OK, we’ve got what we need, now let’s put these to work for us. Next, I will create an empty database:
CREATE DATABASE TestStats
Now we will run the DDL but I am only going to create the tables, not update any statistics yet. Why? Because I want to know the plan shape before I modify the underlying stats, just as a reasonable check. So let’s create the tables and run our SELECT statement and take a look at the plan:
OK, that’s good, it’s a very different plan, and that’s because the stats on the table reflect there is no data. So now I will run the statements to create and update the statistics from AdventureWorks2014 and let’s look at the estimated plan now:
The plan is identical to the one from AdventureWorks2014, as expected. Success!

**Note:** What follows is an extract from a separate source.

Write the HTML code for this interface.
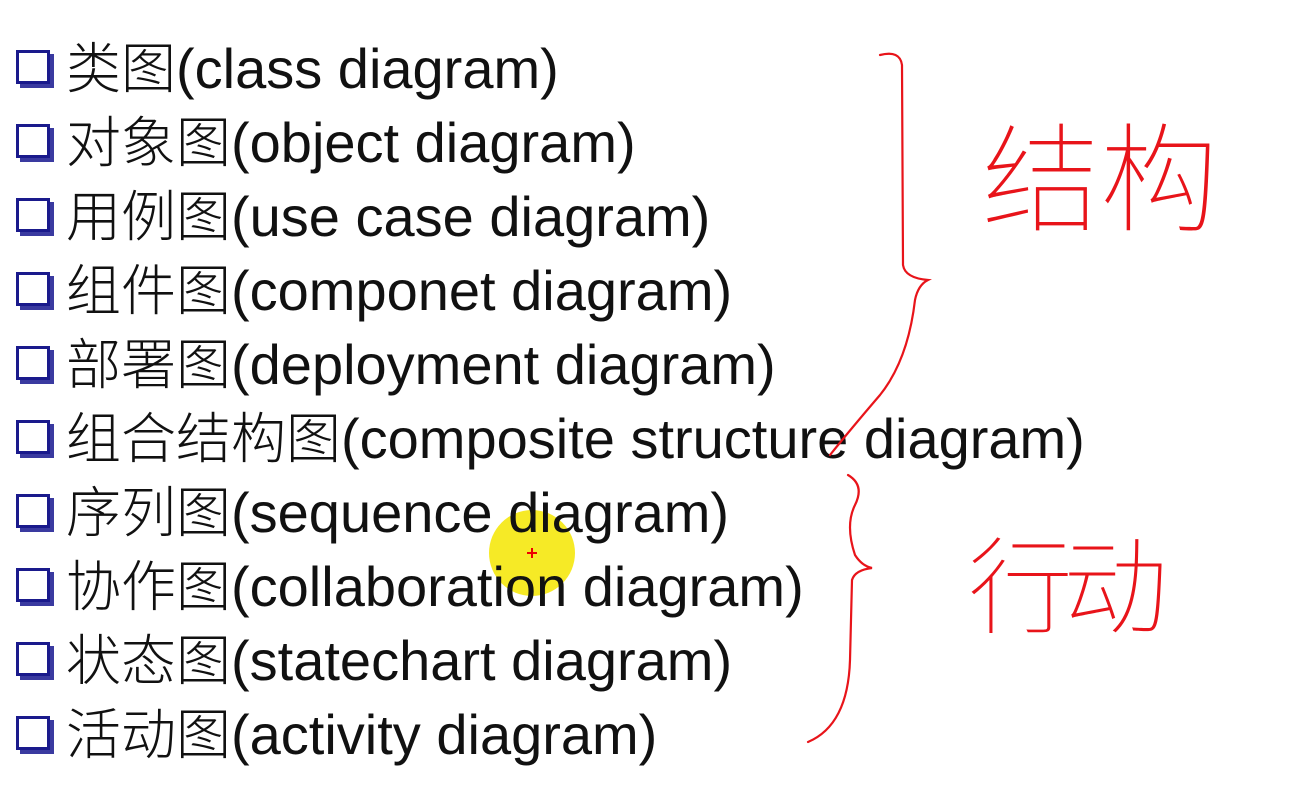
<!DOCTYPE html>
<html><head><meta charset="utf-8"><style>
body{margin:0;width:1301px;height:805px;background:#fff;overflow:hidden;position:relative;font-family:"Liberation Sans","Noto Sans CJK SC",sans-serif;}
.r{position:absolute;left:16px;height:74px;line-height:74px;font-size:56px;color:#111;white-space:nowrap;z-index:2;}
.cb{display:inline-block;width:34px;height:34px;border:3px solid #1a1a8c;box-shadow:4px 4px 0 #3a3aa0;background:#fff;vertical-align:middle;margin-right:16px;position:relative;top:-6px;box-sizing:border-box;}
.c{font-family:"Noto Sans CJK SC",sans-serif;font-weight:300;font-size:55px;}
svg{position:absolute;left:0;top:0}
</style></head><body>
<svg width="1301" height="805" style="z-index:1">
<circle cx="532" cy="553" r="43" fill="#f5e600" opacity="0.85"/>
</svg>
<div class="r" style="top:27px"><span class="cb"></span><span class="c">类图</span>(class diagram)</div>
<div class="r" style="top:101px"><span class="cb"></span><span class="c">对象图</span>(object diagram)</div>
<div class="r" style="top:175px"><span class="cb"></span><span class="c">用例图</span>(use case diagram)</div>
<div class="r" style="top:249px"><span class="cb"></span><span class="c">组件图</span>(componet diagram)</div>
<div class="r" style="top:323px"><span class="cb"></span><span class="c">部署图</span>(deployment diagram)</div>
<div class="r" style="top:397px"><span class="cb"></span><span class="c">组合结构图</span>(composite structure diagram)</div>
<div class="r" style="top:471px"><span class="cb"></span><span class="c">序列图</span>(sequence diagram)</div>
<div class="r" style="top:545px"><span class="cb"></span><span class="c">协作图</span>(collaboration diagram)</div>
<div class="r" style="top:619px"><span class="cb"></span><span class="c">状态图</span>(statechart diagram)</div>
<div class="r" style="top:693px"><span class="cb"></span><span class="c">活动图</span>(activity diagram)</div>
<svg width="1301" height="805" style="z-index:3">
<path d="M527 553h10M532 548v10" stroke="#e00" stroke-width="2"/>
<g fill="none" stroke="#e8141a" stroke-width="2.2" stroke-linecap="round">
<path d="M880 55 Q900 50 902 65 L903 265 Q905 278 928 280 Q918 285 915 300 Q908 360 880 395 Q850 430 830 455"/>
<path d="M848 475 Q865 485 855 505 Q845 525 855 555 Q862 566 872 568 Q855 570 852 580 L850 660 Q848 725 808 742"/>
</g>
<text x="982" y="222" font-size="118" fill="#e8141a" font-family="Noto Sans CJK SC,sans-serif" font-weight="100">结构</text>
<text x="968" y="625" font-size="105" fill="#e8141a" font-family="Noto Sans CJK SC,sans-serif" font-weight="100" letter-spacing="-10">行动</text>
</svg>
</body></html>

This means it is possible for me to adjust the stats WITHOUT the need to load actual data. That allows for me to examine query plans between environments for any of the use cases described at the beginning.
Remember when I promised “more on this later”? Well, that time is now.
The histograms we migrated contain data for the leading column of the index. I want you to understand that there is some data that will be migrated and it is possible that this data could be considered sensitive. For an example of this let me show you what happens if I run the DBCC SHOW_STATISTICS command against an index in the Person.Address table in AdventureWorks2014 as follows:
So, yeah, be careful out there.
As great as all of this might seem I must remind you that YOU ARE SCREWING WITH YOUR STATS! Put things back when you are done! Don’t make me use more exclamation points! I’d advise that when you do this kind of testing you create new, empty databases that no one is using. Otherwise you run the risk of having the alterations affecting performance for others, causing more pain and grief than necessary.
Not to mention the phone calls telling you all the queries are returning zero rows. Nobody wants that.